Last week, Mr. Dorfman, owner of downtown marketing company EDMedia Inc., opened the doors to the first installment of Location, a rented storefront at 199 Lafayette Street which he hopes will feature a “product installation” each month. Analysts call the trend “pop ups,” short-term stores that appear in rental spaces.
Now playing in Mr. Dorfman’s space is the Crown Royal Barbershop, where images of the liquor company blanket storefront windows much like a billboard and Crown Royal images are played on a video projector. Inside, a DJ spins hip-hop records and barbers from the Harlem-based company Levels give free haircuts. Hours are noon to 9pm, seven days a week until November 15th.
There are no forms to fill out or bottles of Crown Royal for sale or on display on the walls, which are painted an imperial purple to give the feeling of being trapped inside a flask of whiskey coated in velvet.
Mr. Dorfman’s other ideas for the space are to install a free laundromat designed for singles and to promote detergent, a no-cost DJ school for a shoe company, a tattoo parlor for pain relieving drugs, and a complimentary coffee shop.
“This is certainly an interesting new experience on the landscape; it shows how hard it is for people to advertise effectively,” said James Gilmore, co-author of “The Experience Economy,” published by Harvard Business Review Press. “What’s happening here is that the advertiser is dimensionalizing their brand, making it 3-D and giving it depth.”
Also appealing, especially for Mr. Dorfman’s clients like Crown Royal, is affordability. Jason Traubowitz, director for Diageo, the liquor giant that owns Crown Royal along with a stable of other spirits such as Smirnoff and Tanqueray, said that it has been more cost effective for Diageo to hire Mr. Dorfman to build a barber shop for a month (his price was $37,000) than to design and build a billboard, which, in addition to creative costs, can range from $50,000 to over $100,000.
Crown Royal isn’t the only company investing in experiential marketing recently.

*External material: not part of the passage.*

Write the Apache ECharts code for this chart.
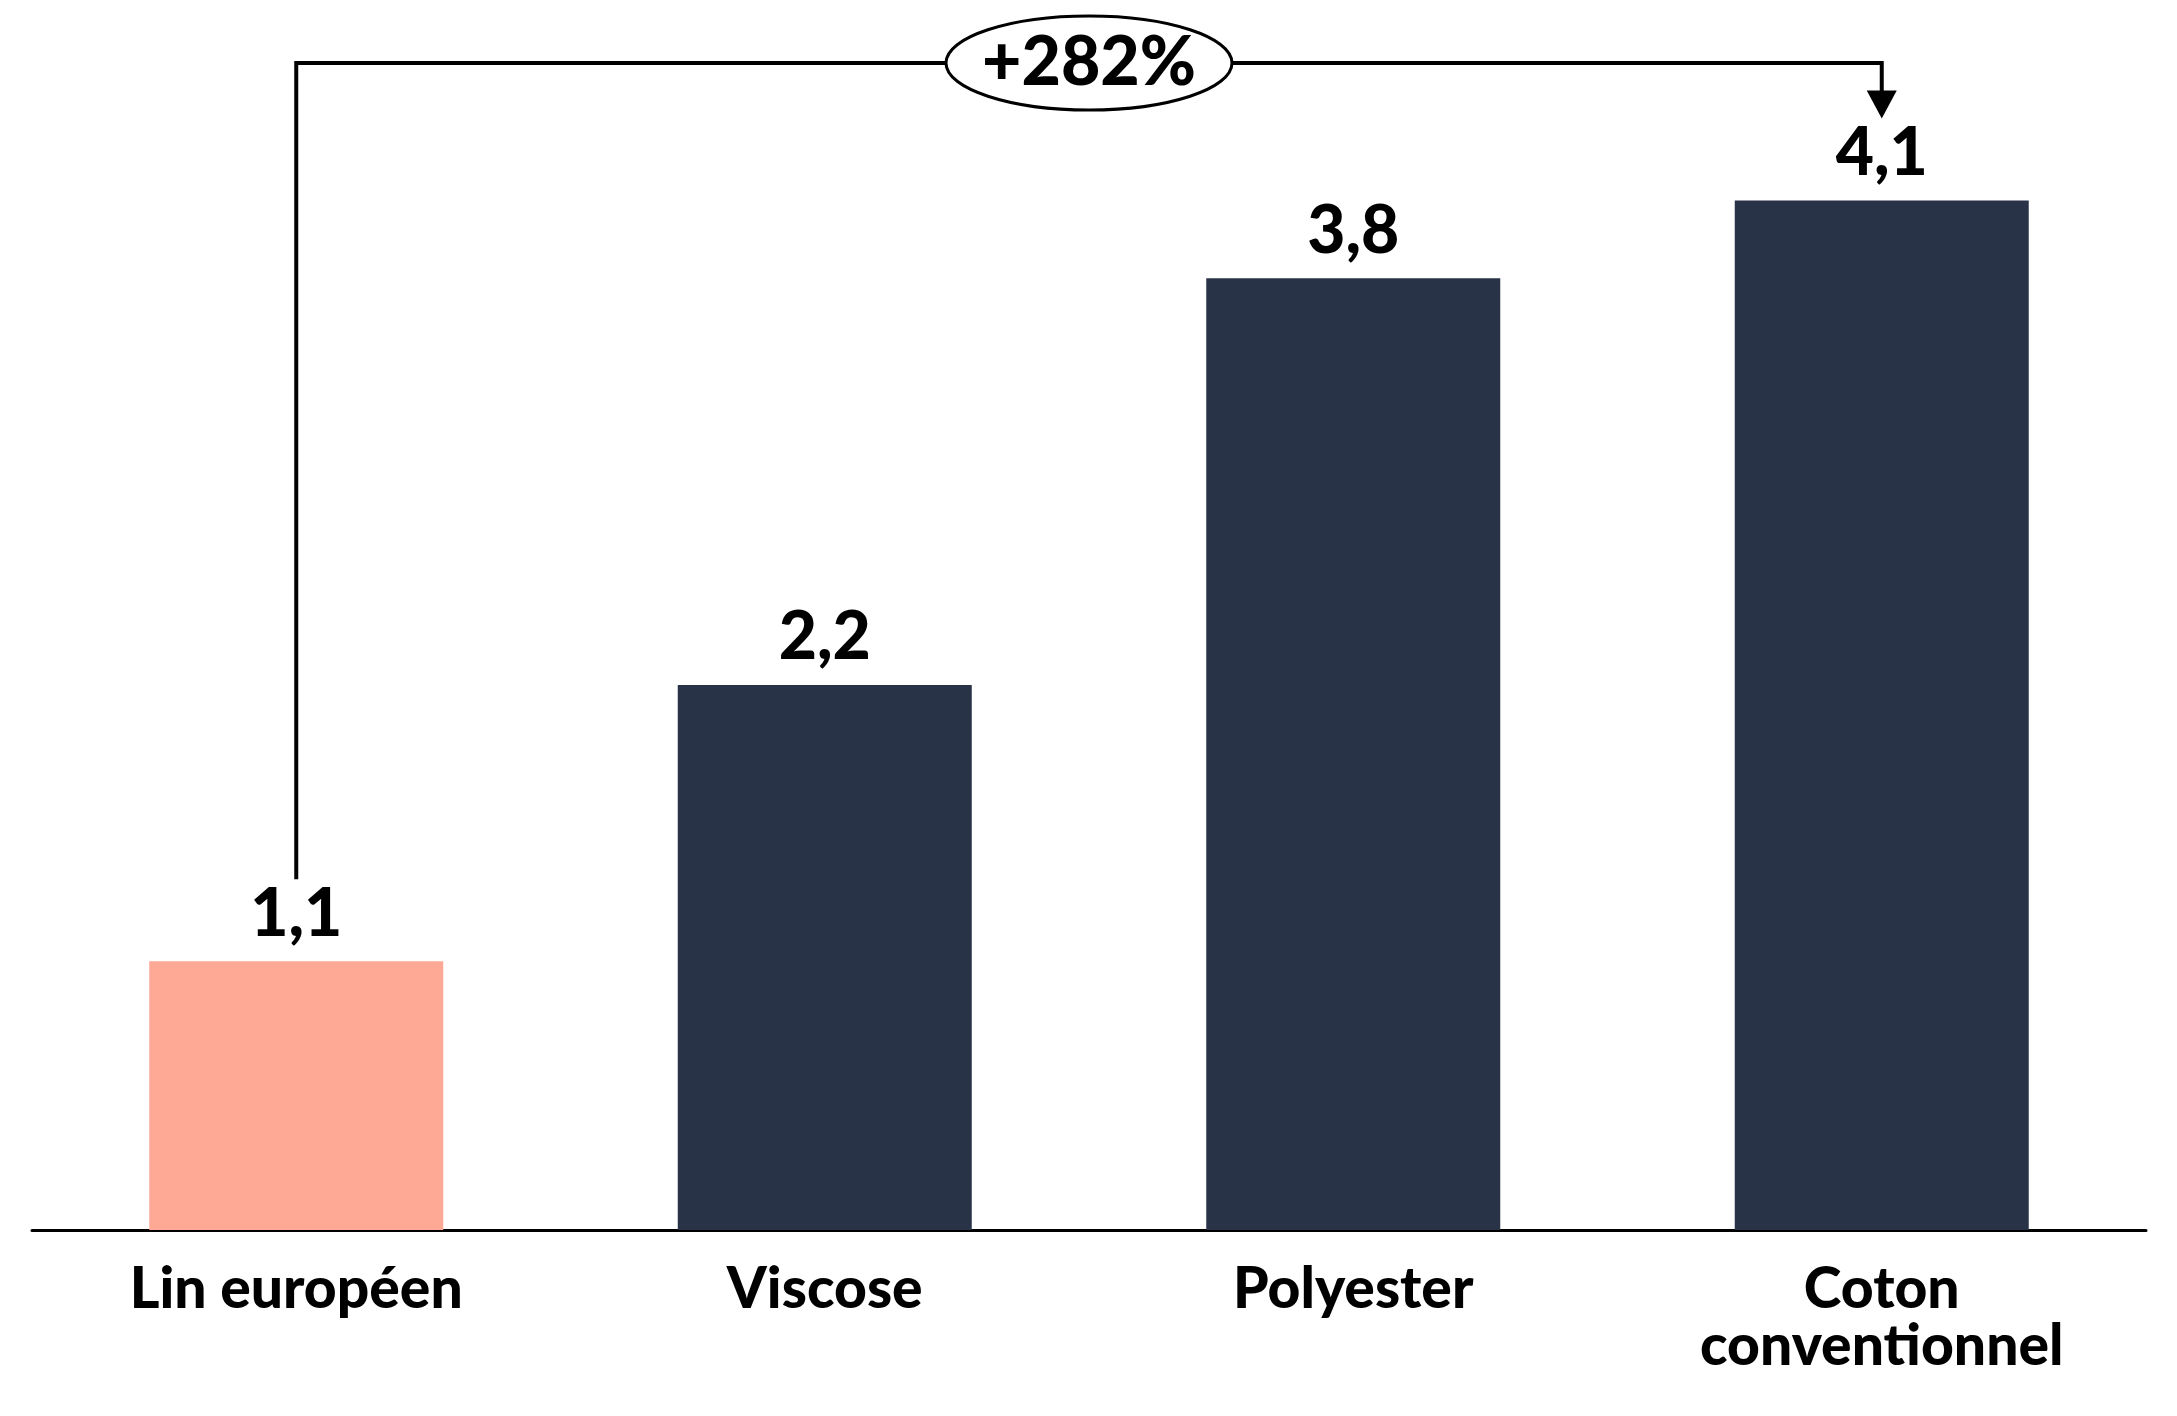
<!DOCTYPE html>
<html>
<head>
<meta charset="utf-8">
<script src="https://cdn.jsdelivr.net/npm/echarts@6/dist/echarts.min.js"></script>
<style>
html,body{margin:0;padding:0;background:#fff;}
#chart{width:2177px;height:1416px;}
</style>
</head>
<body>
<div id="chart"></div>
<script>
const categories = ['Lin européen', 'Viscose', 'Polyester', 'Coton\nconventionnel'];
const values = [1.07, 2.17, 3.79, 4.10];
const valueLabels = ['1,1', '2,2', '3,8', '4,1'];
const barColors = ['#FEA995', '#283347', '#283347', '#283347'];
const changeLabel = '+282%';
const fromIndex = 0;
const toIndex = 3;

const FONT = 'Lato';
const chart = echarts.init(document.getElementById('chart'), null, {renderer: 'canvas'});

const option = {
  animation: false,
  backgroundColor: '#ffffff',
  grid: {left: 32, top: 100, width: 2114, height: 1130, containLabel: false},
  xAxis: {
    type: 'category',
    data: categories,
    boundaryGap: true,
    axisLine: {show: true, lineStyle: {color: '#000', width: 3}},
    axisTick: {show: false},
    axisLabel: {
      interval: 0,
      margin: 31,
      color: '#000',
      fontFamily: FONT,
      fontWeight: 900,
      fontSize: 57,
      lineHeight: 57
    }
  },
  yAxis: {
    type: 'value',
    min: 0,
    max: 4.5,
    show: false,
    splitLine: {show: false}
  },
  series: [{
    type: 'bar',
    barWidth: 294,
    data: values.map((v, i) => ({value: v, itemStyle: {color: barColors[i]}})),
    label: {
      show: true,
      position: 'top',
      distance: 14,
      color: '#000',
      fontFamily: FONT,
      fontWeight: 900,
      fontSize: 66,
      formatter: p => valueLabels[p.dataIndex]
    }
  }]
};
chart.setOption(option);

// Bracket annotation computed from data coordinates
const pFrom = chart.convertToPixel({seriesIndex: 0}, [fromIndex, values[fromIndex]]);
const pTo = chart.convertToPixel({seriesIndex: 0}, [toIndex, values[toIndex]]);
const gap = 82;
const yTop = 63;
const arrowH = 28, arrowW = 30;
const x1 = pFrom[0], y1 = pFrom[1] - gap;
const x2 = pTo[0], y2 = pTo[1] - gap;
const midX = (x1 + x2) / 2;

chart.setOption({
  graphic: [
    {
      type: 'polyline',
      shape: {points: [[x1, y1], [x1, yTop], [x2, yTop], [x2, y2 - arrowH + 2]]},
      style: {stroke: '#000', lineWidth: 4, fill: null, lineJoin: 'miter'},
      z: 10
    },
    {
      type: 'polygon',
      shape: {points: [[x2 - arrowW / 2, y2 - arrowH], [x2 + arrowW / 2, y2 - arrowH], [x2, y2]]},
      style: {fill: '#000'},
      z: 10
    },
    {
      type: 'ellipse',
      shape: {cx: midX, cy: yTop, rx: 143, ry: 47},
      style: {fill: '#fff', stroke: '#000', lineWidth: 3},
      z: 11
    },
    {
      type: 'text',
      x: midX,
      y: yTop,
      style: {
        text: changeLabel,
        fill: '#000',
        font: '900 68px ' + FONT,
        align: 'center',
        verticalAlign: 'middle'
      },
      z: 12
    }
  ]
});
</script>
</body>
</html>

In August, the New Jersey-based cat food company Meow Mix rented a Fifth Avenue storefront across from the New York Public Library to open a “cafe” for cats to highlight a new line of wet cat food.
After spending a total of $200,000 on the campaign and donating $20,000 in proceeds from serving cats $2 portions of the new food to charity, Keith Fernbach, the company’s public relations director, said Meow Mix is now on the prowl to create more “community based” ads.